The opportunity to bolster regulation of financial markets must be seized now before memories of the crisis fade, says Charlie McCreevy.
The European Commissioner for Internal Market and Services, whose responsibilities include financial regulation, visited Wellington and Auckland this week.
Before going to Brussels he was Ireland's Finance Minister between 1997 and 2004.
"I don't like tempting fate but hopefully we are out of the crisis," he told the Weekend Herald.
But that meant already the impetus for reform was starting to weaken and there were signs that institutions on both sides of the Atlantic that had benefited from taxpayer-funded bailouts were slipping back into a business-as-usual attitude on matters such as excessive executive remuneration.
"Ordinary taxpayers losing their jobs don't expect to see that," McCreevy said.
"I have tried to go down the road of allowing regulators to impose additional capital [requirements] on entities they deem to have inappropriate risk-reward structures."
Other areas where Brussels has sought to tighten the regulation of the financial sector include credit rating agencies, banks' capital requirements, new supervisory mechanisms for financial institutions operating across borders, and measures requiring those undertaking securitisations to keep some "skin in the game".
But just as generals in peacetime are always preparing for the last war, McCreevy is the first to admit that no amount of regulatory infrastructure can protect the world from a critical mass of greed and folly building up again.
"I've always said that the next crisis, that will inevitably come, will be totally different from previous ones, if history is anything to go by," he said.

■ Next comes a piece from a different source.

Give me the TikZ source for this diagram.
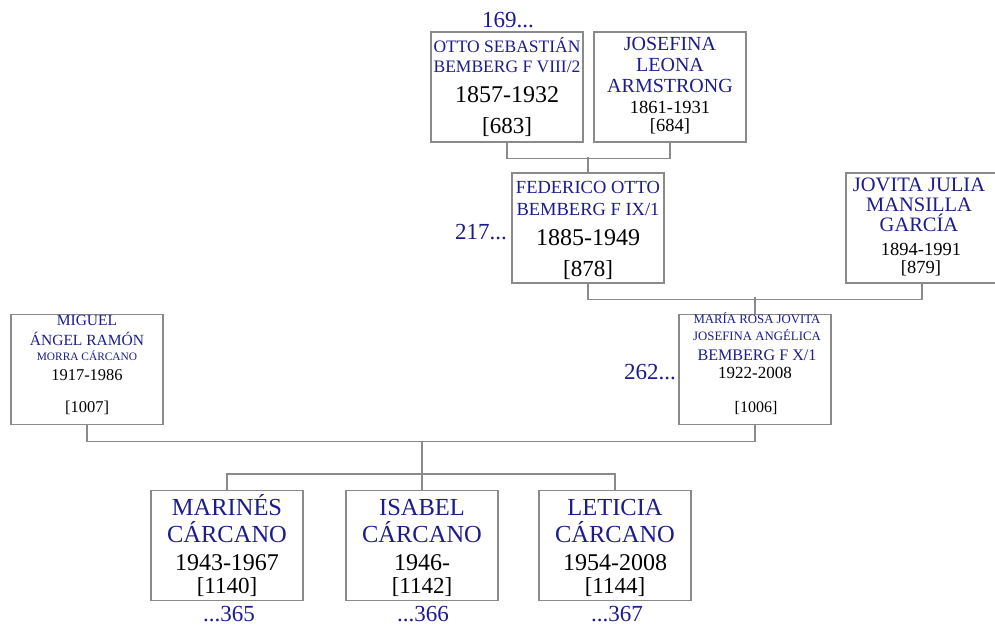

"I'm not a believer in heavy-handed regulation and I've been criticised heavily by some in Europe for this. I don't believe you can regulate greed and risk-taking out of existence, just as I know you can't regulate sin out of existence - and what a boring world it would be if you did!"
Europe is in the throes of setting up a new regulatory superstructure to co-ordinate and harmonise the EU's supervisory framework, which remains fragmented along national lines despite the creation of a single European market more than a decade ago.

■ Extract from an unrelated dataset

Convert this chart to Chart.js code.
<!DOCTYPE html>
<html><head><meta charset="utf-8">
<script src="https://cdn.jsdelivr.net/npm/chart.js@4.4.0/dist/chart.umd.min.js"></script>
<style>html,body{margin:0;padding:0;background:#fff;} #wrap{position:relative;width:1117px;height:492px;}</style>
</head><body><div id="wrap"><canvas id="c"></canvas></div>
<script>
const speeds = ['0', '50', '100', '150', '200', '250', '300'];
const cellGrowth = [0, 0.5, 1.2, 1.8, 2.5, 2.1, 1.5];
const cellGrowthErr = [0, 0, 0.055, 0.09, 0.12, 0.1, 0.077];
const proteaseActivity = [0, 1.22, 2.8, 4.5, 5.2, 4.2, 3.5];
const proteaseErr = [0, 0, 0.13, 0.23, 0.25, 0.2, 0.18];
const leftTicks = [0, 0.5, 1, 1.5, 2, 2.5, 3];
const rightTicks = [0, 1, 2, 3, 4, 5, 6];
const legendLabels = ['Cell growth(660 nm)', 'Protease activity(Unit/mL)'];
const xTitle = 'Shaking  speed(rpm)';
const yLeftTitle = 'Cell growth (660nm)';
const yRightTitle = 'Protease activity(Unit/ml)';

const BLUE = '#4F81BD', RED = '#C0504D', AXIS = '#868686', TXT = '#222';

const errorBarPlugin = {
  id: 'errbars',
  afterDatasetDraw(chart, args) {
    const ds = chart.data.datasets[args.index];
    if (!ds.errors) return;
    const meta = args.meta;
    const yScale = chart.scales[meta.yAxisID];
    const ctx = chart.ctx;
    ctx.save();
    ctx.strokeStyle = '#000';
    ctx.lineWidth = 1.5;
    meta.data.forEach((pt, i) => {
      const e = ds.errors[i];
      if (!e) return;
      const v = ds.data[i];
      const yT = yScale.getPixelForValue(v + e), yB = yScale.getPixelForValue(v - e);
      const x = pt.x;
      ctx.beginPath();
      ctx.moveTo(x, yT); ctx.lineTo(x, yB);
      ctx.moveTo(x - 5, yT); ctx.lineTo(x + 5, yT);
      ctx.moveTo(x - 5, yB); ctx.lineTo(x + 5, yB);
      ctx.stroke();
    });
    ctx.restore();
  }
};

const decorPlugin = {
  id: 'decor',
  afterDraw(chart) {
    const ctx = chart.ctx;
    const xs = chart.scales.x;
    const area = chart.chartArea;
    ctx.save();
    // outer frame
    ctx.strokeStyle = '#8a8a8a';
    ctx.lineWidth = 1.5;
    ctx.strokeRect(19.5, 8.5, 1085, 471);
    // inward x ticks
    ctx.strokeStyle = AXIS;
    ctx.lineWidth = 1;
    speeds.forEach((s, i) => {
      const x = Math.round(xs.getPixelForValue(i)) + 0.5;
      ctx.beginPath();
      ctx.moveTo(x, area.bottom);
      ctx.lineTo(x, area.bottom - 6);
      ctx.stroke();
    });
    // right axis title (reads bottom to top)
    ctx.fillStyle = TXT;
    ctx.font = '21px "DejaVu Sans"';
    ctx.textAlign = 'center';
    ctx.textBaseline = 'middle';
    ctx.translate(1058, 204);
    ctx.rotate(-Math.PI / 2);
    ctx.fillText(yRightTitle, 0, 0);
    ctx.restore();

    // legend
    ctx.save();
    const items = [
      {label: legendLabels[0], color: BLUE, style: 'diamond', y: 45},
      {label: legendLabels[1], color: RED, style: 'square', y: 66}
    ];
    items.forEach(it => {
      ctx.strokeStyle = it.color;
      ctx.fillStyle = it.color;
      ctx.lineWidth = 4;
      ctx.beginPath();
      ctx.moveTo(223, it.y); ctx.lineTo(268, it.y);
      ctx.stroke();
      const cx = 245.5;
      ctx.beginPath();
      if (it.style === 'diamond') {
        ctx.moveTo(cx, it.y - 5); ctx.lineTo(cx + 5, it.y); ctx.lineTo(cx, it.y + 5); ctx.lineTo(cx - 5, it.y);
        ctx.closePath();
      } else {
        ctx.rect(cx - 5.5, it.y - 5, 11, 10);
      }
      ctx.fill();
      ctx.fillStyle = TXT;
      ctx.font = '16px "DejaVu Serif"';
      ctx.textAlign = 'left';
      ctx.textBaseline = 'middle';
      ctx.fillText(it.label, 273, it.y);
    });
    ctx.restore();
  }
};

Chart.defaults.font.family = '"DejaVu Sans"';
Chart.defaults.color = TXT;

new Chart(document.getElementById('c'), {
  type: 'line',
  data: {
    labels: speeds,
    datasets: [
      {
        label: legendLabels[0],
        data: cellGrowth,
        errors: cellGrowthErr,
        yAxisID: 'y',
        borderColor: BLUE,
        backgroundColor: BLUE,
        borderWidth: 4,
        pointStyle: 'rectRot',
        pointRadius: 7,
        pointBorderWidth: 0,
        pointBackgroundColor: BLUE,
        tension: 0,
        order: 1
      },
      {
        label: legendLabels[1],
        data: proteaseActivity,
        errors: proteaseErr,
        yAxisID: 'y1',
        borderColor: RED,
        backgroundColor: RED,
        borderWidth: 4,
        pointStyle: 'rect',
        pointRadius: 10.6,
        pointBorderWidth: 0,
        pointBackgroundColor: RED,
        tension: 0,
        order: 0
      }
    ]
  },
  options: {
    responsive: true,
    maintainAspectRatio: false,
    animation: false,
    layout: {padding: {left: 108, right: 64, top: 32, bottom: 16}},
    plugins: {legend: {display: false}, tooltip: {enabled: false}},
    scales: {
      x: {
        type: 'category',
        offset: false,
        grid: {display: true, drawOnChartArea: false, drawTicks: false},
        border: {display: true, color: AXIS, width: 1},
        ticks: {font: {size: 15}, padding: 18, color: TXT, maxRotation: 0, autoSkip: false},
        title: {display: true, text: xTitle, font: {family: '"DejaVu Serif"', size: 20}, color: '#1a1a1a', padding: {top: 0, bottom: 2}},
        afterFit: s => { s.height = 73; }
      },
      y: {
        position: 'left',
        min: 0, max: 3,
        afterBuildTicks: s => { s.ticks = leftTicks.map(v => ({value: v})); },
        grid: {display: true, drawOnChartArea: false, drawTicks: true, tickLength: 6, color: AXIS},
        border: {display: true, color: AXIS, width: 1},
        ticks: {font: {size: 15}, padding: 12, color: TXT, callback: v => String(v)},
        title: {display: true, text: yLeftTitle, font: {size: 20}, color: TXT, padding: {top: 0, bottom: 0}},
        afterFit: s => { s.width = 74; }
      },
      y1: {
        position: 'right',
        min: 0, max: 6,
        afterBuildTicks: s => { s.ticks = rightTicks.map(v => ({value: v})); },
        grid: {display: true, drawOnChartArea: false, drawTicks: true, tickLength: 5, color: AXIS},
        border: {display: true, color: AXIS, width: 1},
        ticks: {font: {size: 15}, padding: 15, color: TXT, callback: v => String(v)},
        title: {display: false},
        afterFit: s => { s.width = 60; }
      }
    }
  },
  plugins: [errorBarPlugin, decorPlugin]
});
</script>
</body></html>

The crisis exposed a fundamental problem in the supervision of financial institutions. We have global markets and multinational banks, but national regulators.
And as long as bailouts and guarantees involve putting vast sums of taxpayers' money at risk that tension is bound to remain.
"The elephant in the room that is not being talked about is what taxpayer will end up ponying up for an institution that goes belly-up. Can you say to taxpayers of country A that they have to pay for what happens in countries B, C, D and E? This is an extremely vexed question we don't have a satisfactory answer to," McCreevy said.
Within the European Union there are more than 40 large financial institutions operating across borders.
"We don't have a single supervisory network or plan to deal with them in the event of a crisis. We have put some proposals on the table, but they include a provision that no decision will be made at the centre that would impinge on the fiscal responsibilities of the member states."
The crisis saw some international European banks get into difficulties.
"It wasn't very glorious how we dealt with them. Now imagine if it was big global institutions we had to deal with."